Quantum technology is a growing field of physics and engineering which utilizes properties of quantum mechanics as a basis for advanced practical applications such as quantum computing, sensors, information, communication and medicine. This promises to lead to a new era of technology unlike anything we've known. Computers will be much more powerful, medical treatment will be non-invasive and far safer than today, and even teleportation can be envisioned. A phenomenon that stands at the core of this development is the Quantum phase transition.

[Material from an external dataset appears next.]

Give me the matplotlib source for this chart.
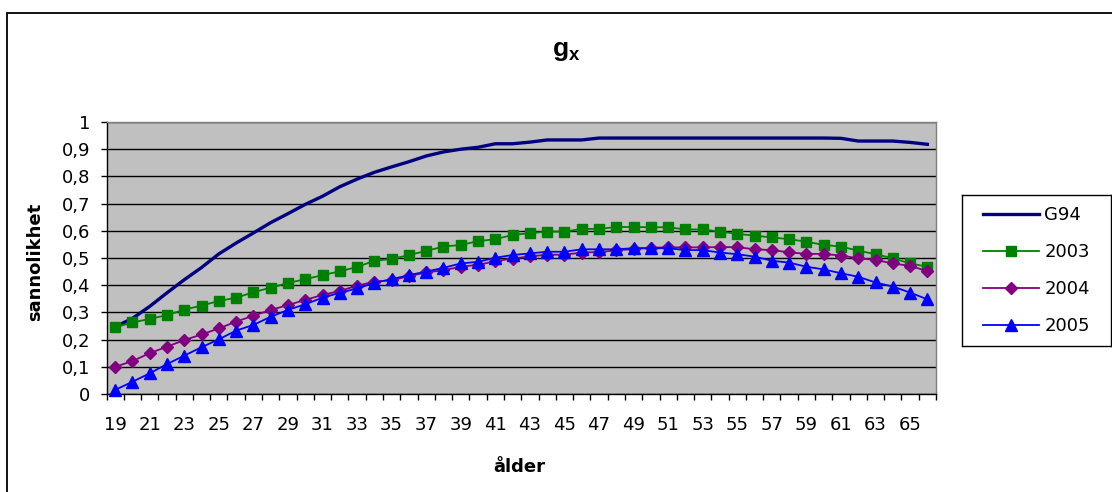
import matplotlib
matplotlib.use('Agg')
import matplotlib.pyplot as plt
from matplotlib.patches import Rectangle

plt.rcParams['font.family'] = ['DejaVu Sans']
plt.rcParams['mathtext.fontset'] = 'custom'
plt.rcParams['mathtext.bf'] = 'Liberation Sans:bold'
plt.rcParams['mathtext.rm'] = 'Liberation Sans'

ages = [19, 20, 21, 22, 23, 24, 25, 26, 27, 28, 29, 30, 31, 32, 33, 34,
        35, 36, 37, 38, 39, 40, 41, 42, 43, 44, 45, 46, 47, 48, 49, 50,
        51, 52, 53, 54, 55, 56, 57, 58, 59, 60, 61, 62, 63, 64, 65, 66]

g94 = [0.247, 0.278, 0.322, 0.372, 0.420, 0.465, 0.515, 0.555, 0.592, 0.630,
       0.663, 0.697, 0.727, 0.762, 0.790, 0.815, 0.835, 0.854, 0.875, 0.890,
       0.900, 0.907, 0.920, 0.920, 0.926, 0.934, 0.934, 0.934, 0.941, 0.941,
       0.941, 0.941, 0.941, 0.941, 0.941, 0.941, 0.941, 0.941, 0.941, 0.941,
       0.941, 0.941, 0.940, 0.930, 0.930, 0.930, 0.925, 0.918]

s2003 = [0.245, 0.263, 0.276, 0.290, 0.310, 0.325, 0.342, 0.354, 0.374, 0.391,
         0.408, 0.422, 0.437, 0.451, 0.467, 0.490, 0.496, 0.511, 0.526, 0.542,
         0.548, 0.562, 0.569, 0.585, 0.591, 0.597, 0.597, 0.607, 0.607, 0.614,
         0.614, 0.613, 0.613, 0.605, 0.605, 0.597, 0.589, 0.582, 0.576, 0.569,
         0.560, 0.548, 0.542, 0.527, 0.514, 0.499, 0.480, 0.468]

s2004 = [0.100, 0.121, 0.150, 0.174, 0.198, 0.219, 0.241, 0.266, 0.288, 0.309,
         0.327, 0.346, 0.364, 0.379, 0.398, 0.413, 0.418, 0.433, 0.447, 0.455,
         0.468, 0.475, 0.488, 0.498, 0.506, 0.512, 0.512, 0.520, 0.522, 0.528,
         0.533, 0.538, 0.539, 0.539, 0.539, 0.540, 0.540, 0.532, 0.529, 0.521,
         0.515, 0.515, 0.509, 0.499, 0.493, 0.480, 0.471, 0.452]

s2005 = [0.015, 0.045, 0.076, 0.110, 0.141, 0.172, 0.201, 0.233, 0.254, 0.284,
         0.309, 0.330, 0.354, 0.372, 0.388, 0.409, 0.422, 0.437, 0.450, 0.464,
         0.480, 0.486, 0.501, 0.511, 0.517, 0.523, 0.523, 0.532, 0.532, 0.532,
         0.536, 0.536, 0.536, 0.529, 0.529, 0.520, 0.514, 0.505, 0.490, 0.483,
         0.468, 0.458, 0.444, 0.431, 0.410, 0.395, 0.373, 0.348]

series_names = ['G94', '2003', '2004', '2005']
y_ticks = [0, 0.1, 0.2, 0.3, 0.4, 0.5, 0.6, 0.7, 0.8, 0.9, 1.0]
y_ticklabels = ['0', '0,1', '0,2', '0,3', '0,4', '0,5', '0,6', '0,7', '0,8', '0,9', '1']
x_ticklabels = [19, 21, 23, 25, 27, 29, 31, 33, 35, 37, 39, 41, 43, 45, 47,
                49, 51, 53, 55, 57, 59, 61, 63, 65]

W, H = 1112, 492
fig = plt.figure(figsize=(W / 100, H / 100), dpi=100)


def fx(px):
    return px / W


def fy(py):
    return 1 - py / H


# outer chart frame (extends past the right/bottom edges)
fig.add_artist(Rectangle((fx(7), fy(520)), (1140 - 7) / W, (520 - 12.5) / H,
                         fill=False, ec='black', lw=1.3,
                         transform=fig.transFigure, clip_on=False))

left, right, top, bottom = 106.5, 936, 122, 394
ax = fig.add_axes([fx(left), fy(bottom), (right - left) / W, (bottom - top) / H])
ax.set_facecolor('#C0C0C0')
ax.set_xlim(18.5, 66.5)
ax.set_ylim(0, 1)

ax.set_yticks(y_ticks)
ax.set_yticklabels(y_ticklabels)
ax.yaxis.grid(True, color='black', lw=1.0)
ax.set_axisbelow(True)

ax.set_xticks(x_ticklabels)
ax.set_xticklabels([str(v) for v in x_ticklabels])
ax.set_xticks([a - 0.5 for a in ages] + [ages[-1] + 0.5], minor=True)
ax.tick_params(axis='x', which='major', length=0, pad=16, labelsize=13)
ax.tick_params(axis='x', which='minor', length=4.5, width=1, color='black', direction='out')
ax.tick_params(axis='y', which='major', length=4.5, width=1, color='black',
               direction='out', pad=7, labelsize=13)

for s in ['left', 'bottom']:
    ax.spines[s].set_color('black')
    ax.spines[s].set_linewidth(1.0)
for s in ['top', 'right']:
    ax.spines[s].set_color('#808080')
    ax.spines[s].set_linewidth(1.0)

ax.plot(ages, g94, color='#000080', lw=2.4, label=series_names[0], clip_on=False, zorder=3)
ax.plot(ages, s2003, color='#008000', lw=1.3, marker='s', markersize=7.0,
        markerfacecolor='#008000', markeredgecolor='#008000',
        label=series_names[1], clip_on=False, zorder=4)
ax.plot(ages, s2004, color='#800080', lw=1.3, marker='D', markersize=6.6,
        markerfacecolor='#800080', markeredgecolor='#800080',
        label=series_names[2], clip_on=False, zorder=5)
ax.plot(ages, s2005, color='#0000FF', lw=1.3, marker='^', markersize=8.5,
        markerfacecolor='#0000FF', markeredgecolor='#0000FF',
        label=series_names[3], clip_on=False, zorder=6)

# title and axis titles
fig.text(fx(566), fy(50), r'$\mathbf{g_x}$', fontsize=19, ha='center', va='center')
fig.text(fx(35), fy(262), 'sannolikhet', fontsize=13, fontweight='bold',
         rotation=90, ha='center', va='center')
fig.text(fx(519), fy(467), 'ålder', fontsize=13, fontweight='bold',
         ha='center', va='center')

# legend box
lx0, lx1, ly0, ly1 = 962, 1111, 195, 346
lax = fig.add_axes([fx(lx0), fy(ly1), (lx1 - lx0) / W, (ly1 - ly0) / H])
lax.set_xticks([])
lax.set_yticks([])
for s in lax.spines.values():
    s.set_color('black')
    s.set_linewidth(1.0)
handles, labels = ax.get_legend_handles_labels()
lax.legend(handles, labels, loc='center', frameon=False, fontsize=13,
           handlelength=3.1, handletextpad=0.3, labelspacing=1.05)

fig.savefig('out.png', dpi=100)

Phase transitions are present in our day-to-day life, starting from the water boiling for our morning coffee to the melting of an ice cube in our drink. In these phase transitions between solid, liquid, and gas phases, we can directly visualize certain aspects of the transition. We see bubbles of one phase in the other—for
example bubbles of air in boiling water, or droplets of water in ice slush. In order to see these phase transitions, we need nothing but our eyes. These "classic" phase transitions, with which we are all familiar, have a common characteristic which is that their driving force is temperature. Ice melts at zero degrees Celsius and evaporates at a hundred degrees. How cool would it be if instead of heating water in a kettle for a cup of tea we could take a glass of cold water and boil it by bringing it close to a magnet! In our world this is impossible but in the quantum world it works.

The scientific community has recently gained increasing interest in a different type of phase transitions—"quantum phase transitions"—which occur at the absolute zero temperature (minus two hundred and
seventy three degrees). These transitions are not driven by the temperature, but by changing a different physical property such as mechanical pressure or magnetic field. Similar to classical phase transitions, quantum phase transitions are also accompanied by the presence of "bubbles" of one phase in the other. The scientific term for these bubbles is Quantum fluctuations. Unlike the classic case, where a change in the temperature is responsible for the bubbles, in the quantum case the bubbles arise due to the uncertainty principle which is one of the basic rules in quantum physics. This principle, developed by German physicist Werner Heisenberg, states that contrary to our intuition, vacuum is not empty but contains temporary changes in the amount of energy in a point in space. These changes lead to quantum bubbles of one phase into a second phase even at the absolute zero temperature.

Until now it has been impossible to take pictures of these quantum fluctuations. They occur at very low temperatures, and many times involve physical phases which cannot be seen by a regular microscope. Though indirect evidence for their presence appears in many measurements, no one has actually seen them. But an international group led by Prof. Beena Kalisky and Prof. Aviad Frydman, from the Department of Physics and the Institute for Nanotechnology at Bar-Ilan University in Israel, has succeeded in imaging quantum fluctuations for the first time. In their experiment, published today in Nature Physics, not only were quantum fluctuations visualized, but new information about the sizes, times and distributions of quantum events was extracted.